__THE PROBLEM__. Do not include the pictures; repeat the rest of the data exactly.

__DATA SHOWN__.
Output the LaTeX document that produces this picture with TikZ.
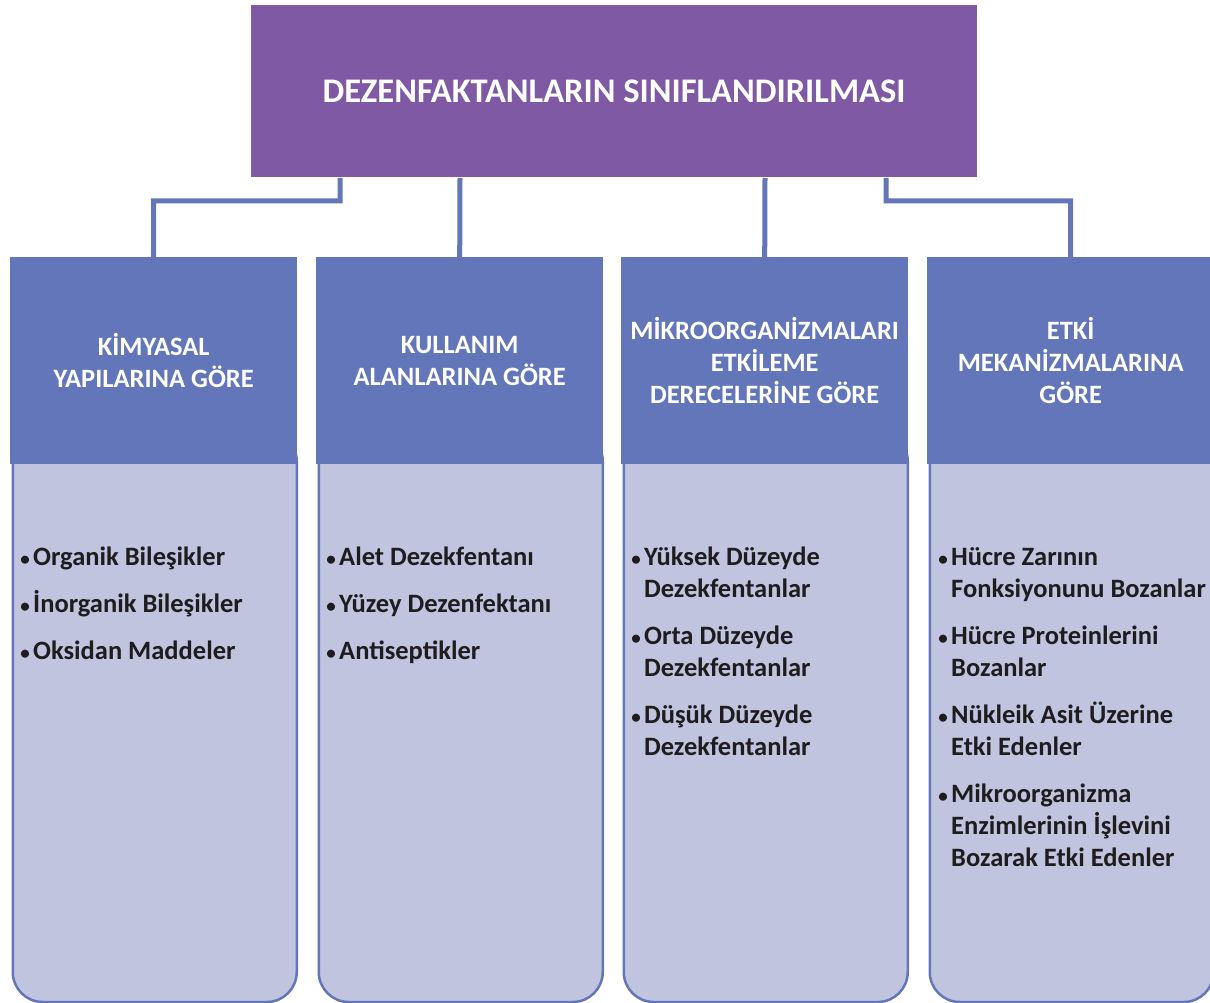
\documentclass[tikz,border=0pt]{standalone}
\usepackage{fontspec}
\setmainfont{Carlito}
\definecolor{hdr}{RGB}{98,118,185}
\definecolor{bodyfill}{RGB}{192,196,222}
\definecolor{ttl}{RGB}{127,89,164}
\definecolor{txt}{RGB}{30,28,30}
\newcommand\itemlines[1]{\begin{tabular}[t]{@{}l@{}}#1\end{tabular}}
\tikzset{
  titlebox/.style={fill=ttl, minimum width=726, minimum height=172, inner sep=0,
    text=white, font=\bfseries\fontsize{34.5}{40}\selectfont},
  headbox/.style={fill=hdr, minimum width=287, minimum height=207, inner sep=0,
    anchor=north west, text=white, align=center,
    font=\bfseries\fontsize{26.5}{32}\selectfont},
  bodybox/.style={draw=hdr, line width=2.5, fill=bodyfill, rounded corners=30,
    minimum width=284, minimum height=570.75, inner sep=0, anchor=north west},
  conn/.style={draw=hdr, line width=5},
  itemtxt/.style={anchor=base west, inner sep=0, text=txt,
    font=\bfseries\fontsize{26.5}{32}\selectfont},
  bulletmark/.style={anchor=base east, inner sep=0, text=txt,
    font=\bfseries\fontsize{19}{32}\selectfont},
}
\begin{document}
\begin{tikzpicture}[x=1pt,y=-1pt]
\useasboundingbox (0,0) rectangle (1210,1003);
% title
\node[titlebox] (title) at (614,91) {DEZENFAKTANLARIN SINIFLANDIRILMASI};
% bodies
\node[bodybox] (b1) at (11.5,430) {};
\node[bodybox] (b2) at (317.5,430) {};
\node[bodybox] (b3) at (622.5,430) {};
\node[bodybox] (b4) at (928.5,430) {};
% headers
\node[headbox] (h1) at (10,257) {KİMYASAL\\YAPILARINA GÖRE};
\node[headbox] (h2) at (316,257) {KULLANIM\\ALANLARINA GÖRE};
\node[headbox] (h3) at (621,257) {MİKROORGANİZMALARI\\ETKİLEME\\DERECELERİNE GÖRE};
\node[headbox] (h4) at (927,257) {ETKİ\\MEKANİZMALARINA\\GÖRE};
% connectors
\coordinate (c1a) at (340,178);
\coordinate (c2a) at (460,178);
\coordinate (c3a) at (765,178);
\coordinate (c4a) at (886,178);
\draw[conn] (c1a) |- (153.5,201) -- (h1.north);
\draw[conn] (c2a) -- (h2.north);
\draw[conn] (c3a) -- (h3.north);
\draw[conn] (c4a) |- (1070.5,201) -- (h4.north);
% items column 1
\node[bulletmark] (i1b) at (30,565) {•};
\node[itemtxt] (i1) at (33,565) {Organik Bileşikler};
\node[bulletmark] (i2b) at (30,612) {•};
\node[itemtxt] (i2) at (33,612) {İnorganik Bileşikler};
\node[bulletmark] (i3b) at (30,659) {•};
\node[itemtxt] (i3) at (33,659) {Oksidan Maddeler};
% column 2
\node[bulletmark] (j1b) at (336,565) {•};
\node[itemtxt] (j1) at (339,565) {Alet Dezekfentanı};
\node[bulletmark] (j2b) at (336,612) {•};
\node[itemtxt] (j2) at (339,612) {Yüzey Dezenfektanı};
\node[bulletmark] (j3b) at (336,659) {•};
\node[itemtxt] (j3) at (339,659) {Antiseptikler};
% column 3
\node[bulletmark] (k1b) at (641,565) {•};
\node[itemtxt] (k1) at (644,565) {\itemlines{Yüksek Düzeyde\\Dezekfentanlar}};
\node[bulletmark] (k2b) at (641,644) {•};
\node[itemtxt] (k2) at (644,644) {\itemlines{Orta Düzeyde\\Dezekfentanlar}};
\node[bulletmark] (k3b) at (641,723) {•};
\node[itemtxt] (k3) at (644,723) {\itemlines{Düşük Düzeyde\\Dezekfentanlar}};
% column 4
\node[bulletmark] (m1b) at (948,565) {•};
\node[itemtxt] (m1) at (951,565) {\itemlines{Hücre Zarının\\Fonksiyonunu Bozanlar}};
\node[bulletmark] (m2b) at (948,644) {•};
\node[itemtxt] (m2) at (951,644) {\itemlines{Hücre Proteinlerini\\Bozanlar}};
\node[bulletmark] (m3b) at (948,723) {•};
\node[itemtxt] (m3) at (951,723) {\itemlines{Nükleik Asit Üzerine\\Etki Edenler}};
\node[bulletmark] (m4b) at (948,802) {•};
\node[itemtxt] (m4) at (951,802) {\itemlines{Mikroorganizma\\Enzimlerinin İşlevini\\Bozarak Etki Edenler}};
\end{tikzpicture}
\end{document}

__THE COMPLETED TASK__.
Output the LaTeX document that produces this picture with TikZ.
\documentclass[tikz,border=0pt]{standalone}
\usepackage{fontspec}
\setmainfont{Carlito}
\definecolor{hdr}{RGB}{98,118,185}
\definecolor{bodyfill}{RGB}{192,196,222}
\definecolor{ttl}{RGB}{127,89,164}
\definecolor{txt}{RGB}{30,28,30}
\newcommand\itemlines[1]{\begin{tabular}[t]{@{}l@{}}#1\end{tabular}}
\tikzset{
  titlebox/.style={fill=ttl, minimum width=726, minimum height=172, inner sep=0,
    text=white, font=\bfseries\fontsize{34.5}{40}\selectfont},
  headbox/.style={fill=hdr, minimum width=287, minimum height=207, inner sep=0,
    anchor=north west, text=white, align=center,
    font=\bfseries\fontsize{26.5}{32}\selectfont},
  bodybox/.style={draw=hdr, line width=2.5, fill=bodyfill, rounded corners=30,
    minimum width=284, minimum height=570.75, inner sep=0, anchor=north west},
  conn/.style={draw=hdr, line width=5},
  itemtxt/.style={anchor=base west, inner sep=0, text=txt,
    font=\bfseries\fontsize{26.5}{32}\selectfont},
  bulletmark/.style={anchor=base east, inner sep=0, text=txt,
    font=\bfseries\fontsize{19}{32}\selectfont},
}
\begin{document}
\begin{tikzpicture}[x=1pt,y=-1pt]
\useasboundingbox (0,0) rectangle (1210,1003);
% title
\node[titlebox] (title) at (614,91) {DEZENFAKTANLARIN SINIFLANDIRILMASI};
% bodies
\node[bodybox] (b1) at (11.5,430) {};
\node[bodybox] (b2) at (317.5,430) {};
\node[bodybox] (b3) at (622.5,430) {};
\node[bodybox] (b4) at (928.5,430) {};
% headers
\node[headbox] (h1) at (10,257) {KİMYASAL\\YAPILARINA GÖRE};
\node[headbox] (h2) at (316,257) {KULLANIM\\ALANLARINA GÖRE};
\node[headbox] (h3) at (621,257) {MİKROORGANİZMALARI\\ETKİLEME\\DERECELERİNE GÖRE};
\node[headbox] (h4) at (927,257) {ETKİ\\MEKANİZMALARINA\\GÖRE};
% connectors
\coordinate (c1a) at (340,178);
\coordinate (c2a) at (460,178);
\coordinate (c3a) at (765,178);
\coordinate (c4a) at (886,178);
\draw[conn] (c1a) |- (153.5,201) -- (h1.north);
\draw[conn] (c2a) -- (h2.north);
\draw[conn] (c3a) -- (h3.north);
\draw[conn] (c4a) |- (1070.5,201) -- (h4.north);
% items column 1
\node[bulletmark] (i1b) at (30,565) {•};
\node[itemtxt] (i1) at (33,565) {Organik Bileşikler};
\node[bulletmark] (i2b) at (30,612) {•};
\node[itemtxt] (i2) at (33,612) {İnorganik Bileşikler};
\node[bulletmark] (i3b) at (30,659) {•};
\node[itemtxt] (i3) at (33,659) {Oksidan Maddeler};
% column 2
\node[bulletmark] (j1b) at (336,565) {•};
\node[itemtxt] (j1) at (339,565) {Alet Dezekfentanı};
\node[bulletmark] (j2b) at (336,612) {•};
\node[itemtxt] (j2) at (339,612) {Yüzey Dezenfektanı};
\node[bulletmark] (j3b) at (336,659) {•};
\node[itemtxt] (j3) at (339,659) {Antiseptikler};
% column 3
\node[bulletmark] (k1b) at (641,565) {•};
\node[itemtxt] (k1) at (644,565) {\itemlines{Yüksek Düzeyde\\Dezekfentanlar}};
\node[bulletmark] (k2b) at (641,644) {•};
\node[itemtxt] (k2) at (644,644) {\itemlines{Orta Düzeyde\\Dezekfentanlar}};
\node[bulletmark] (k3b) at (641,723) {•};
\node[itemtxt] (k3) at (644,723) {\itemlines{Düşük Düzeyde\\Dezekfentanlar}};
% column 4
\node[bulletmark] (m1b) at (948,565) {•};
\node[itemtxt] (m1) at (951,565) {\itemlines{Hücre Zarının\\Fonksiyonunu Bozanlar}};
\node[bulletmark] (m2b) at (948,644) {•};
\node[itemtxt] (m2) at (951,644) {\itemlines{Hücre Proteinlerini\\Bozanlar}};
\node[bulletmark] (m3b) at (948,723) {•};
\node[itemtxt] (m3) at (951,723) {\itemlines{Nükleik Asit Üzerine\\Etki Edenler}};
\node[bulletmark] (m4b) at (948,802) {•};
\node[itemtxt] (m4) at (951,802) {\itemlines{Mikroorganizma\\Enzimlerinin İşlevini\\Bozarak Etki Edenler}};
\end{tikzpicture}
\end{document}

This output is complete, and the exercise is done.